• _What to work on_:
Extract each line of the material that follows exactly and omit its pictures.

___ Data section

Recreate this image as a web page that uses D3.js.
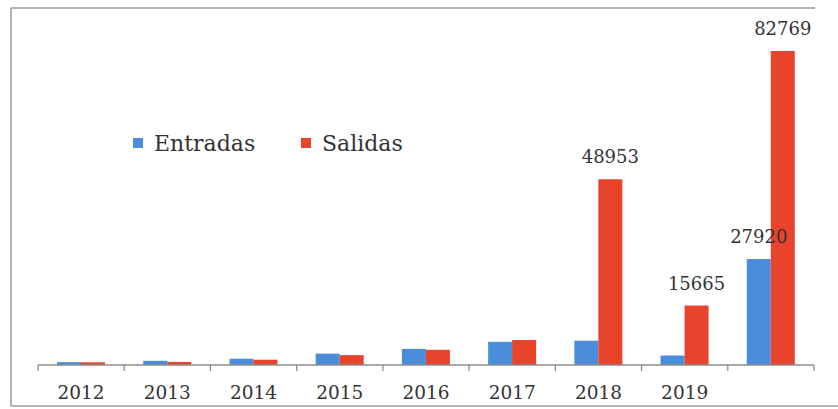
<!DOCTYPE html>
<html>
<head>
<meta charset="utf-8">
<script src="https://cdn.jsdelivr.net/npm/d3@7"></script>
<style>
  html, body { margin: 0; padding: 0; background: #fff; }
  svg { display: block; }
</style>
</head>
<body>
<svg id="chart"></svg>
<script>
// values (small years are estimates)
const years = ['2012', '2013', '2014', '2015', '2016', '2017', '2018', '2019', '2020'];
const tickLabels = ['2012', '2013', '2014', '2015', '2016', '2017', '2018', '2019', ''];
const entradas = [750, 1100, 1650, 3000, 4250, 6100, 6400, 2500, 27920];
const salidas = [700, 800, 1400, 2600, 4000, 6600, 48953, 15665, 82769];
const seriesNames = ['Entradas', 'Salidas'];
const labelMin = 10000; // only the big bars carry a value label

const W = 838, H = 409;
const colors = { Entradas: '#4a8edb', Salidas: '#e8432b' };
const font = "'DejaVu Serif', serif";

const svg = d3.select('#chart').attr('width', W).attr('height', H);

// scan frame (left, top, bottom)
const frame = svg.append('g').attr('stroke', '#9a9a9a').attr('stroke-width', 1.5).attr('fill', 'none');
frame.append('line').attr('x1', 11).attr('y1', 8).attr('x2', 11).attr('y2', 406);
frame.append('line').attr('x1', 11).attr('y1', 8).attr('x2', 815).attr('y2', 8);
frame.append('line').attr('x1', 11).attr('y1', 406).attr('x2', 838).attr('y2', 406);

const x0 = d3.scaleBand().domain(years).range([38, 814]).padding(0);
const x1 = d3.scaleBand().domain(seriesNames).range([19, 67]).padding(0);
const y = d3.scaleLinear().domain([0, 82769]).range([365, 51]);

const rows = years.map((yr, i) => ({ year: yr, Entradas: entradas[i], Salidas: salidas[i] }));

const groups = svg.selectAll('g.grp')
  .data(rows)
  .enter()
  .append('g')
  .attr('class', 'grp')
  .attr('transform', d => `translate(${x0(d.year)},0)`);

groups.selectAll('rect')
  .data(d => seriesNames.map(s => ({ key: s, value: d[s] })))
  .enter()
  .append('rect')
  .attr('x', d => x1(d.key))
  .attr('width', x1.bandwidth())
  .attr('y', d => y(d.value))
  .attr('height', d => y(0) - y(d.value))
  .attr('fill', d => colors[d.key]);

groups.selectAll('text.val')
  .data(d => seriesNames.map(s => ({ key: s, value: d[s] })).filter(v => v.value > labelMin))
  .enter()
  .append('text')
  .attr('class', 'val')
  .attr('x', d => x1(d.key) + x1.bandwidth() / 2)
  .attr('y', d => y(d.value) - 16)
  .attr('text-anchor', 'middle')
  .attr('font-family', font)
  .attr('font-size', '18px')
  .attr('fill', '#333')
  .text(d => d.value);

// x axis with ticks between the groups
const axis = svg.append('g').attr('transform', `translate(0,${y(0)})`);
axis.append('line')
  .attr('x1', 38).attr('x2', 814)
  .attr('stroke', '#8c8c8c').attr('stroke-width', 1.3);
axis.selectAll('line.tick')
  .data(years.map(d => x0(d)).concat([x0.range()[1]]))
  .enter()
  .append('line')
  .attr('class', 'tick')
  .attr('x1', d => d).attr('x2', d => d)
  .attr('y1', 0).attr('y2', 6)
  .attr('stroke', '#8c8c8c').attr('stroke-width', 1.3);
axis.selectAll('text')
  .data(years)
  .enter()
  .append('text')
  .attr('x', d => x0(d) + x0.bandwidth() / 2)
  .attr('y', 34)
  .attr('text-anchor', 'middle')
  .attr('font-family', font)
  .attr('font-size', '18.5px')
  .attr('fill', '#333')
  .text((d, i) => tickLabels[i]);

// legend
const legendX = [133, 301];
const legend = svg.selectAll('g.leg')
  .data(seriesNames)
  .enter()
  .append('g')
  .attr('class', 'leg')
  .attr('transform', (d, i) => `translate(${legendX[i]},138)`);
legend.append('rect')
  .attr('width', 10).attr('height', 10)
  .attr('fill', d => colors[d]);
legend.append('text')
  .attr('x', 21).attr('y', 13)
  .attr('font-family', font)
  .attr('font-size', '22px')
  .attr('fill', '#333')
  .text(d => d);
</script>
</body>
</html>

______

• _Response to this exercise_:
Recreate this image as a web page that uses D3.js.
<!DOCTYPE html>
<html>
<head>
<meta charset="utf-8">
<script src="https://cdn.jsdelivr.net/npm/d3@7"></script>
<style>
  html, body { margin: 0; padding: 0; background: #fff; }
  svg { display: block; }
</style>
</head>
<body>
<svg id="chart"></svg>
<script>
// values (small years are estimates)
const years = ['2012', '2013', '2014', '2015', '2016', '2017', '2018', '2019', '2020'];
const tickLabels = ['2012', '2013', '2014', '2015', '2016', '2017', '2018', '2019', ''];
const entradas = [750, 1100, 1650, 3000, 4250, 6100, 6400, 2500, 27920];
const salidas = [700, 800, 1400, 2600, 4000, 6600, 48953, 15665, 82769];
const seriesNames = ['Entradas', 'Salidas'];
const labelMin = 10000; // only the big bars carry a value label

const W = 838, H = 409;
const colors = { Entradas: '#4a8edb', Salidas: '#e8432b' };
const font = "'DejaVu Serif', serif";

const svg = d3.select('#chart').attr('width', W).attr('height', H);

// scan frame (left, top, bottom)
const frame = svg.append('g').attr('stroke', '#9a9a9a').attr('stroke-width', 1.5).attr('fill', 'none');
frame.append('line').attr('x1', 11).attr('y1', 8).attr('x2', 11).attr('y2', 406);
frame.append('line').attr('x1', 11).attr('y1', 8).attr('x2', 815).attr('y2', 8);
frame.append('line').attr('x1', 11).attr('y1', 406).attr('x2', 838).attr('y2', 406);

const x0 = d3.scaleBand().domain(years).range([38, 814]).padding(0);
const x1 = d3.scaleBand().domain(seriesNames).range([19, 67]).padding(0);
const y = d3.scaleLinear().domain([0, 82769]).range([365, 51]);

const rows = years.map((yr, i) => ({ year: yr, Entradas: entradas[i], Salidas: salidas[i] }));

const groups = svg.selectAll('g.grp')
  .data(rows)
  .enter()
  .append('g')
  .attr('class', 'grp')
  .attr('transform', d => `translate(${x0(d.year)},0)`);

groups.selectAll('rect')
  .data(d => seriesNames.map(s => ({ key: s, value: d[s] })))
  .enter()
  .append('rect')
  .attr('x', d => x1(d.key))
  .attr('width', x1.bandwidth())
  .attr('y', d => y(d.value))
  .attr('height', d => y(0) - y(d.value))
  .attr('fill', d => colors[d.key]);

groups.selectAll('text.val')
  .data(d => seriesNames.map(s => ({ key: s, value: d[s] })).filter(v => v.value > labelMin))
  .enter()
  .append('text')
  .attr('class', 'val')
  .attr('x', d => x1(d.key) + x1.bandwidth() / 2)
  .attr('y', d => y(d.value) - 16)
  .attr('text-anchor', 'middle')
  .attr('font-family', font)
  .attr('font-size', '18px')
  .attr('fill', '#333')
  .text(d => d.value);

// x axis with ticks between the groups
const axis = svg.append('g').attr('transform', `translate(0,${y(0)})`);
axis.append('line')
  .attr('x1', 38).attr('x2', 814)
  .attr('stroke', '#8c8c8c').attr('stroke-width', 1.3);
axis.selectAll('line.tick')
  .data(years.map(d => x0(d)).concat([x0.range()[1]]))
  .enter()
  .append('line')
  .attr('class', 'tick')
  .attr('x1', d => d).attr('x2', d => d)
  .attr('y1', 0).attr('y2', 6)
  .attr('stroke', '#8c8c8c').attr('stroke-width', 1.3);
axis.selectAll('text')
  .data(years)
  .enter()
  .append('text')
  .attr('x', d => x0(d) + x0.bandwidth() / 2)
  .attr('y', 34)
  .attr('text-anchor', 'middle')
  .attr('font-family', font)
  .attr('font-size', '18.5px')
  .attr('fill', '#333')
  .text((d, i) => tickLabels[i]);

// legend
const legendX = [133, 301];
const legend = svg.selectAll('g.leg')
  .data(seriesNames)
  .enter()
  .append('g')
  .attr('class', 'leg')
  .attr('transform', (d, i) => `translate(${legendX[i]},138)`);
legend.append('rect')
  .attr('width', 10).attr('height', 10)
  .attr('fill', d => colors[d]);
legend.append('text')
  .attr('x', 21).attr('y', 13)
  .attr('font-family', font)
  .attr('font-size', '22px')
  .attr('fill', '#333')
  .text(d => d);
</script>
</body>
</html>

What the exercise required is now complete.